C’est Solveig Kringelborn qui endosse désormais la robe noire d’Ariane: à l’aise sur toute la tessiture, la soprano norvégienne délivre un chant naturel, aux phrasés merveilleusement souples. D’une stature impressionnante en Bacchus bleu nuit, Jon Villars possède toujours la puissance requise pour le rôle, mais au prix d’un vibrato important et d’une émission parfois trop contrainte.

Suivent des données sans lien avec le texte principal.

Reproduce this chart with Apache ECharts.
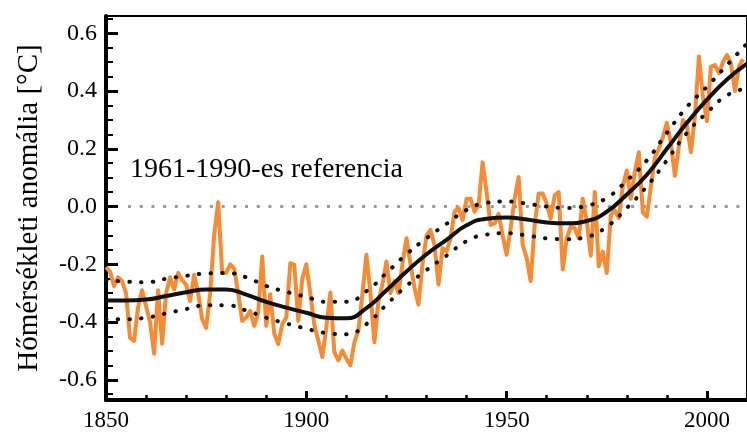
<!DOCTYPE html>
<html>
<head>
<meta charset="utf-8">
<script src="https://cdn.jsdelivr.net/npm/echarts@6/dist/echarts.min.js"></script>
<style>
  html, body { margin: 0; padding: 0; background: #fff; }
  #chart { width: 747px; height: 432px; }
</style>
</head>
<body>
<div id="chart"></div>
<script>
// yearly anomaly, 1850 .. 2009
var firstYear = 1850
var anomaly = [
  -0.21, -0.225, -0.275, -0.245, -0.258, -0.30, -0.455, -0.465, -0.35, -0.29,
  -0.345, -0.40, -0.51, -0.29, -0.475, -0.30, -0.245, -0.287, -0.23, -0.255,
  -0.27, -0.327, -0.236, -0.30, -0.39, -0.42, -0.30, -0.10, 0.015, -0.23,
  -0.23, -0.20, -0.215, -0.30, -0.396, -0.384, -0.361, -0.413, -0.367, -0.173,
  -0.413, -0.304, -0.441, -0.476, -0.407, -0.384, -0.196, -0.201, -0.396, -0.25,
  -0.20, -0.30, -0.41, -0.464, -0.521, -0.419, -0.298, -0.504, -0.533, -0.499,
  -0.527, -0.55, -0.47, -0.43, -0.304, -0.167, -0.30, -0.47, -0.327, -0.27,
  -0.19, -0.30, -0.258, -0.30, -0.20, -0.11, -0.20, -0.281, -0.339, -0.20,
  -0.10, -0.081, -0.133, -0.27, -0.144, -0.156, -0.11, -0.018, -0.005, -0.047,
  0.027, 0.027, -0.018, 0.005, 0.153, 0.05, -0.064, -0.058, -0.025, -0.10,
  -0.167, -0.075, 0.027, 0.102, -0.133, -0.178, -0.258, -0.064, 0.045, 0.045,
  0.01, -0.041, 0.039, 0.05, -0.218, -0.11, -0.07, -0.075, -0.11, 0.027,
  -0.05, -0.17, 0.05, -0.207, -0.156, -0.23, -0.03, -0.013, -0.04, 0.07,
  0.125, 0.027, 0.12, 0.188, -0.02, -0.035, 0.067, 0.17, 0.20, 0.24,
  0.29, 0.22, 0.107, 0.21, 0.30, 0.28, 0.188, 0.313, 0.52, 0.38,
  0.296, 0.485, 0.49, 0.462, 0.50, 0.525, 0.496, 0.40, 0.485, 0.51
]

// smoothed curve and its uncertainty band, read every 5 years
var smoothYears = [1850, 1855, 1860, 1865, 1870, 1875, 1880, 1885, 1890, 1895, 1900,
  1905, 1910, 1915, 1920, 1925, 1930, 1935, 1940, 1945, 1950, 1955, 1960,
  1965, 1970, 1975, 1980, 1985, 1990, 1995, 2000, 2005, 2010]
var smoothVals = [-0.325, -0.325, -0.322, -0.31, -0.297, -0.287, -0.287, -0.305, -0.33, -0.35, -0.368,
  -0.385, -0.387, -0.352, -0.29, -0.225, -0.165, -0.115, -0.065, -0.042, -0.038, -0.045, -0.055,
  -0.058, -0.05, -0.018, 0.042, 0.11, 0.2, 0.29, 0.37, 0.44, 0.495]
var upperVals = [-0.255, -0.26, -0.262, -0.25, -0.24, -0.232, -0.23, -0.245, -0.275, -0.295, -0.313,
  -0.33, -0.33, -0.293, -0.23, -0.165, -0.11, -0.06, -0.012, 0.013, 0.018, 0.01, 0.0,
  -0.005, 0.003, 0.03, 0.09, 0.16, 0.255, 0.345, 0.415, 0.49, 0.565]
var lowerVals = [-0.39, -0.39, -0.385, -0.37, -0.355, -0.342, -0.342, -0.36, -0.385, -0.405, -0.423,
  -0.438, -0.442, -0.407, -0.34, -0.275, -0.22, -0.17, -0.12, -0.097, -0.092, -0.1, -0.11,
  -0.113, -0.105, -0.07, -0.005, 0.07, 0.16, 0.255, 0.325, 0.385, 0.41]

// 1961-1990 reference (zero line)
var refYears = [1855.5, 2010]
var refVals = [0, 0]

var yMajor = [-0.6, -0.4, -0.2, 0.0, 0.2, 0.4, 0.6]
var yMinor = [-0.65, -0.55, -0.5, -0.45, -0.35, -0.3, -0.25, -0.15, -0.1, -0.05,
  0.05, 0.1, 0.15, 0.25, 0.3, 0.35, 0.45, 0.5, 0.55, 0.65]
var xMajor = [1850, 1900, 1950, 2000]
var xMinor = [1860, 1870, 1880, 1890, 1910, 1920, 1930, 1940, 1960, 1970, 1980, 1990, 2010]

var serif = '"Liberation Serif", serif'

function pairs(xs, ys) {
  return xs.map(function (x, i) { return [x, ys[i]] })
}
var yearly = anomaly.map(function (v, i) { return [firstYear + i, v] })

var chart = echarts.init(document.getElementById('chart'))
chart.setOption({
  animation: false,
  backgroundColor: '#fff',
  textStyle: { fontFamily: serif },
  grid: {
    left: 106, top: 16, width: 643, height: 387,
    show: true, borderColor: '#000', borderWidth: 2, backgroundColor: 'transparent'
  },
  xAxis: [
    {
      type: 'value', min: 1850, max: 2010,
      axisLine: { onZero: false, lineStyle: { color: '#000', width: 4 } },
      axisTick: { inside: true, length: 9, lineStyle: { color: '#000', width: 3 }, customValues: xMajor },
      axisLabel: {
        customValues: xMajor, margin: 9,
        formatter: function (v) { return '{t|' + v + '}' },
        rich: { t: { color: '#000', fontFamily: serif, fontSize: 23 } }
      },
      splitLine: { show: false }
    },
    {
      type: 'value', min: 1850, max: 2010, position: 'bottom',
      axisLine: { show: false, onZero: false },
      axisTick: { inside: true, length: 5, lineStyle: { color: '#000', width: 2.5 }, customValues: xMinor },
      axisLabel: { show: false },
      splitLine: { show: false }
    }
  ],
  yAxis: [
    {
      type: 'value', min: -0.67, max: 0.66,
      name: 'Hőmérsékleti anomália [°C]',
      nameLocation: 'middle', nameRotate: 90, nameGap: 62,
      nameTextStyle: { color: '#000', fontFamily: serif, fontSize: 29, fontWeight: 'normal' },
      axisLine: { onZero: false, lineStyle: { color: '#000', width: 4 } },
      axisTick: { inside: true, length: 12, lineStyle: { color: '#000', width: 3 }, customValues: yMajor },
      axisLabel: {
        customValues: yMajor, margin: 9,
        formatter: function (v) { return '{t|' + v.toFixed(1) + '}' },
        rich: { t: { color: '#000', fontFamily: serif, fontSize: 24 } }
      },
      splitLine: { show: false }
    },
    {
      type: 'value', min: -0.67, max: 0.66, position: 'left',
      axisLine: { show: false, onZero: false },
      axisTick: { inside: true, length: 7, lineStyle: { color: '#000', width: 2 }, customValues: yMinor },
      axisLabel: { show: false },
      splitLine: { show: false }
    }
  ],
  graphic: [
    {
      type: 'text', left: 130, top: 156,
      style: { text: '1961-1990-es referencia', font: '28px "Liberation Serif"', fill: '#000' }
    }
  ],
  series: [
    {
      name: 'referencia', type: 'line', data: pairs(refYears, refVals),
      symbol: 'none', silent: true,
      lineStyle: { color: '#9a9a9a', width: 3, type: [3, 8.7] }
    },
    {
      name: 'éves', type: 'line', data: yearly,
      symbol: 'none',
      lineStyle: { color: '#f68b33', width: 4, join: 'round' }
    },
    {
      name: 'felső', type: 'line', data: pairs(smoothYears, upperVals),
      symbol: 'none', smooth: 0.5, smoothMonotone: 'none',
      lineStyle: { color: '#111', width: 4, type: [0.5, 11.2], cap: 'round' }
    },
    {
      name: 'alsó', type: 'line', data: pairs(smoothYears, lowerVals),
      symbol: 'none', smooth: 0.5, smoothMonotone: 'none',
      lineStyle: { color: '#111', width: 4, type: [0.5, 11.2], cap: 'round' }
    },
    {
      name: 'simított', type: 'line', data: pairs(smoothYears, smoothVals),
      symbol: 'none', smooth: 0.5, smoothMonotone: 'none',
      lineStyle: { color: '#111', width: 4 }
    }
  ]
})
</script>
</body>
</html>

Incarnant un compositeur juvénile et impétueux, Sophie Koch, avec force et passion, confirme ses immenses qualités. Son maître de musique n’est autre que le formidable Olaf Bär, qui s’impose sans peine pour ses débuts à l’Opéra de Paris. On sera cependant en droit de ne pas apprécier le majordome (rôle parlé) de Graham F. Valentine, ricanant et nasillard comme un Frankenstein de série B. Le trio des nymphes (Ekaterina Siurina, Svetlana Lifar et Sine Bundgaard), bien que relooké en ménagère années 1950, et le maître à danser (Xavier Mas) complètent un plateau d’excellent niveau.
Dans la fosse, Philippe Jordan a remplacé Pinchas Steinberg: si l’Orchestre de l’Opéra national de Paris demeure un instrument d’une remarquable finesse, d’autant plus qu’il est ici en formation réduite, la direction du jeune chef suisse, à laquelle on ne pourra certes reprocher de ne pas être attentive aux chanteurs, bride excessivement les musiciens, souvent trop raide et carrée pour laisser s’épanouir la sensualité de la partition. Mais rien n’interdit d’espérer qu’elle se libère au fur et à mesure des soirées à venir.